Mis últimos años

04.07.2012 22:29

 

La ventaja de romper con todo es que te posibilita abandonar estúpidos convencionalismos e hipócritas formalidades. Te ahorras tener que saludar a intrometidos vecinos y puedes permitirte el lujo de eructar o tirarte un pedo en sus propias narices. Hace años que no hablo con nadie y me siento orgulloso de ello. Ayer sorprendí en el portal a las cacatúas del tercero elucubrando sobre mi estado de salud mental. Agarré mis genitales con una mano y con la otra les hice una peineta.
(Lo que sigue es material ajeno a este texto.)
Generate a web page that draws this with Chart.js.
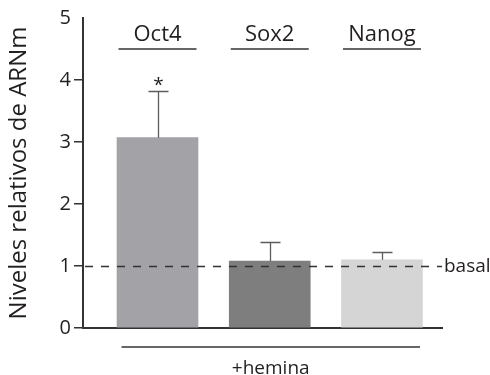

Las muy putas, como si no estuviera en mis completos cabales. Creen que inundo de basura el ojo de patio porque estoy loco, o porque tengo el síndrome de Diógenes. Una mierda para el Diógenes ese y otra para ellas. Lo hago porque sé que les fastidia. Están deseando que me muera. Ochenta y ocho años y el viejo sigue vivo. Ochenta y nueve y no se muere. Ha cumplido los noventa y sigue dando por culo el hijo de la gran puta. ¡Y lo que me queda! Pienso vivir como mínimo veinte años más. Me cuido para ello. Todas las mañanas camino un mínimo de tres horas, sigo una dieta equilibrada y ejercito la mente a diario porque me horroriza imaginar que pudiera un día llegar a perder la cabeza.

 

Espero que no vean en mí un ser despreciable. Me aíslo en la soledad porque entiendo que la humanidad está podrida, irremediablemente desahuciada. Lo único que pretendo es vivir con dignidad mis últimos días, refugiado en mis pensamientos y en los libros. Pero ellos no me dejan, se entrometen en mi vida, me menosprecian e insultan, se ríen de mi provecta existencia. Para su desgracia, las ofensas, lejos de causarme daño, espolean mi innato espíritu de lucha. No me atemorizan sus amenazas; ni siquiera me inquietan. Me siento con fuerzas suficientes para seguir combatiéndolos durante mucho tiempo. Sin embargo, un nuevo enemigo ha surgido de imprevisto. Debo reconocer que este sí que consigue elevar mi exasperación hasta el límite que puede tolerar mi paciencia. Se cruzó en mi camino hace doce días. Regresaba de mi habitual paseo matutino cuando mis ojos se encontraron súbitamente con los suyos. Al instante percibí una muda bofetada de desprecio. No me amilané: le sostuve la mirada mientras pasé a su lado. Mi sorpresa fue mayúscula cuando la mañana siguiente lo encontré en el mismo lugar, con la misma pose chulesca, rezumando insolencia. Me detuve unos segundos, el tiempo suficiente para insuflar su mezquino rostro de una buena dosis de veneno pulverizado directamente desde mis ojos. Le tuvo que doler mi gallardía porque desde entonces  aguarda día tras día y en el mismo punto mi llegada, para provocarme con su burlón silencio.

 

No lo soporto: el descaro con que me mira, el pañuelito anudado al cuello y... esa fatua sonrisa. Hasta ahora no hemos mediado palabra, pero ya va siendo hora de acabar con esta pantomima. Está decidido, de hoy no pasa que le diga cuatro cosas a ese niñato postinero. Seguro que está de nuevo al acecho tras la farmacia de la esquina. Ya voy llegando. A ver..., en efecto;  ahí se encuentra, rodeado de los mismos amigos, tan pijos como él y tan... Un momento. ¡No puede ser! ¿Qué broma es esta? ¡No lleva pantalones! ¿Y el pañuelo? En su lugar cuelga un cartel que anuncia... ¡Rebajas! ¡Qué ridículo más espantoso! ¿Qué te pasó, criatura? Ya veo, te dieron tu merecido... ¿Por qué no me sostienes ahora la mirada, fantoche? ¿Dónde dejaste tu chulería? Te avergüenzas, ¿no es cierto? Pues jódete, mamarracho, jódete.